- _Exercise description_
Carry none of the pictures over; set down the material below exactly.

- _Given information_
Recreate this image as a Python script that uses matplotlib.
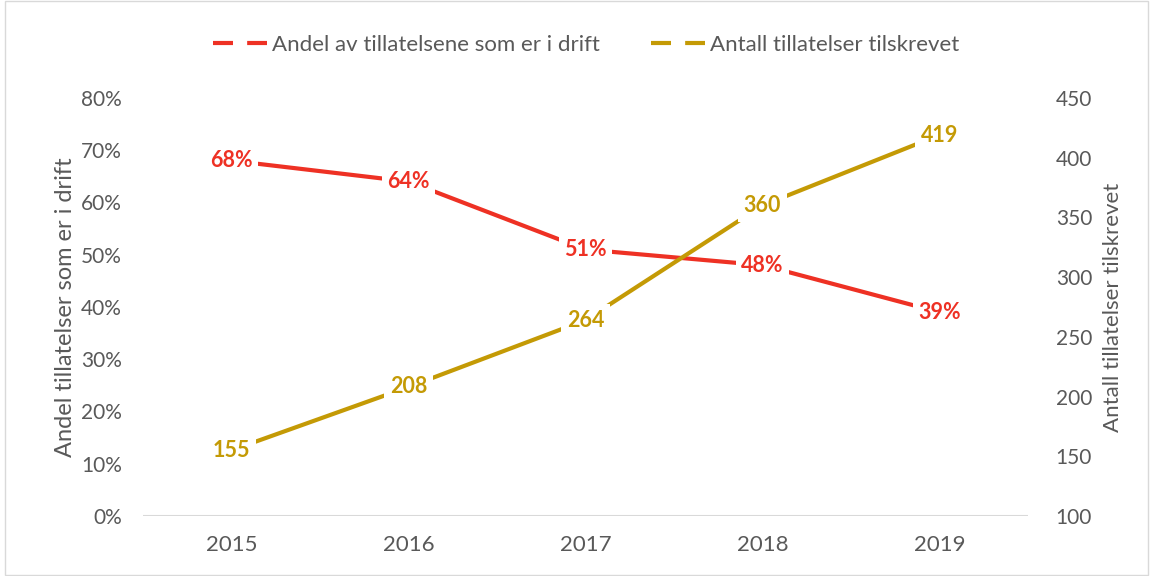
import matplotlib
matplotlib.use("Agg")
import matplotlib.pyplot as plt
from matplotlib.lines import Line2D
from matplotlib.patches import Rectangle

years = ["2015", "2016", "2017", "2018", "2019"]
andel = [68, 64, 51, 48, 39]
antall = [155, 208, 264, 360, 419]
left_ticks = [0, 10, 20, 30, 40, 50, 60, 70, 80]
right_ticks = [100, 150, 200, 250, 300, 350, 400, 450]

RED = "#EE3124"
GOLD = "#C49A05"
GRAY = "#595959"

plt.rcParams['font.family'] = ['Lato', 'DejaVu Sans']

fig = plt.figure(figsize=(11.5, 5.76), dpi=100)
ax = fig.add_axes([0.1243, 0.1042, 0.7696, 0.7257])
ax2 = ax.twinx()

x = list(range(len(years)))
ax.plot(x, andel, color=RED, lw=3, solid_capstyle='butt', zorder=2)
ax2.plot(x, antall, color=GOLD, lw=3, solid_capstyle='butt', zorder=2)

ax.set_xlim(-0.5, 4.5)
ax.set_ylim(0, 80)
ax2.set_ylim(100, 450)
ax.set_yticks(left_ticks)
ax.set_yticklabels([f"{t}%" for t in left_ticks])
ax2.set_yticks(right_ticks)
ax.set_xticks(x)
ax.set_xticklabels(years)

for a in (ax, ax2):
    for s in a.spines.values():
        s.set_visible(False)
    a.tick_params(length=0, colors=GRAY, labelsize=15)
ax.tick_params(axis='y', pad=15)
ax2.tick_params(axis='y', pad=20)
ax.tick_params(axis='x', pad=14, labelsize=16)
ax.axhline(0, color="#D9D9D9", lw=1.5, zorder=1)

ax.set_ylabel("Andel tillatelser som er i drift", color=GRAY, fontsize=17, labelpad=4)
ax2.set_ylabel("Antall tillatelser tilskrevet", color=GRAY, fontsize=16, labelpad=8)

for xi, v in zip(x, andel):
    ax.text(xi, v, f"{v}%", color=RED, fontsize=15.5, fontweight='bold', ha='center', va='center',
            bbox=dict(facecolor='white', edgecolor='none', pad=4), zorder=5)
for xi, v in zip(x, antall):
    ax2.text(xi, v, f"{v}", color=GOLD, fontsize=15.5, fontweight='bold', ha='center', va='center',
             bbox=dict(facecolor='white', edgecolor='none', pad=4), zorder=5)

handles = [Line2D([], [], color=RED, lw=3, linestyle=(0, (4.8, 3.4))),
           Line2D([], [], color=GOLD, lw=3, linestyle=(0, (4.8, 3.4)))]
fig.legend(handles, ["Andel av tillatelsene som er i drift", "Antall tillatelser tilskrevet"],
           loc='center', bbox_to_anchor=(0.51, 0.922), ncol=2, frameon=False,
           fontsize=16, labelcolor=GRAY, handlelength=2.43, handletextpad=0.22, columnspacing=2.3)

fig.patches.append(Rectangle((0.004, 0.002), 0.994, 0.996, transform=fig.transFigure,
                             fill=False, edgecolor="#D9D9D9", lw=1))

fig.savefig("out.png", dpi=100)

- _Task result_
Recreate this image as a Python script that uses matplotlib.
import matplotlib
matplotlib.use("Agg")
import matplotlib.pyplot as plt
from matplotlib.lines import Line2D
from matplotlib.patches import Rectangle

years = ["2015", "2016", "2017", "2018", "2019"]
andel = [68, 64, 51, 48, 39]
antall = [155, 208, 264, 360, 419]
left_ticks = [0, 10, 20, 30, 40, 50, 60, 70, 80]
right_ticks = [100, 150, 200, 250, 300, 350, 400, 450]

RED = "#EE3124"
GOLD = "#C49A05"
GRAY = "#595959"

plt.rcParams['font.family'] = ['Lato', 'DejaVu Sans']

fig = plt.figure(figsize=(11.5, 5.76), dpi=100)
ax = fig.add_axes([0.1243, 0.1042, 0.7696, 0.7257])
ax2 = ax.twinx()

x = list(range(len(years)))
ax.plot(x, andel, color=RED, lw=3, solid_capstyle='butt', zorder=2)
ax2.plot(x, antall, color=GOLD, lw=3, solid_capstyle='butt', zorder=2)

ax.set_xlim(-0.5, 4.5)
ax.set_ylim(0, 80)
ax2.set_ylim(100, 450)
ax.set_yticks(left_ticks)
ax.set_yticklabels([f"{t}%" for t in left_ticks])
ax2.set_yticks(right_ticks)
ax.set_xticks(x)
ax.set_xticklabels(years)

for a in (ax, ax2):
    for s in a.spines.values():
        s.set_visible(False)
    a.tick_params(length=0, colors=GRAY, labelsize=15)
ax.tick_params(axis='y', pad=15)
ax2.tick_params(axis='y', pad=20)
ax.tick_params(axis='x', pad=14, labelsize=16)
ax.axhline(0, color="#D9D9D9", lw=1.5, zorder=1)

ax.set_ylabel("Andel tillatelser som er i drift", color=GRAY, fontsize=17, labelpad=4)
ax2.set_ylabel("Antall tillatelser tilskrevet", color=GRAY, fontsize=16, labelpad=8)

for xi, v in zip(x, andel):
    ax.text(xi, v, f"{v}%", color=RED, fontsize=15.5, fontweight='bold', ha='center', va='center',
            bbox=dict(facecolor='white', edgecolor='none', pad=4), zorder=5)
for xi, v in zip(x, antall):
    ax2.text(xi, v, f"{v}", color=GOLD, fontsize=15.5, fontweight='bold', ha='center', va='center',
             bbox=dict(facecolor='white', edgecolor='none', pad=4), zorder=5)

handles = [Line2D([], [], color=RED, lw=3, linestyle=(0, (4.8, 3.4))),
           Line2D([], [], color=GOLD, lw=3, linestyle=(0, (4.8, 3.4)))]
fig.legend(handles, ["Andel av tillatelsene som er i drift", "Antall tillatelser tilskrevet"],
           loc='center', bbox_to_anchor=(0.51, 0.922), ncol=2, frameon=False,
           fontsize=16, labelcolor=GRAY, handlelength=2.43, handletextpad=0.22, columnspacing=2.3)

fig.patches.append(Rectangle((0.004, 0.002), 0.994, 0.996, transform=fig.transFigure,
                             fill=False, edgecolor="#D9D9D9", lw=1))

fig.savefig("out.png", dpi=100)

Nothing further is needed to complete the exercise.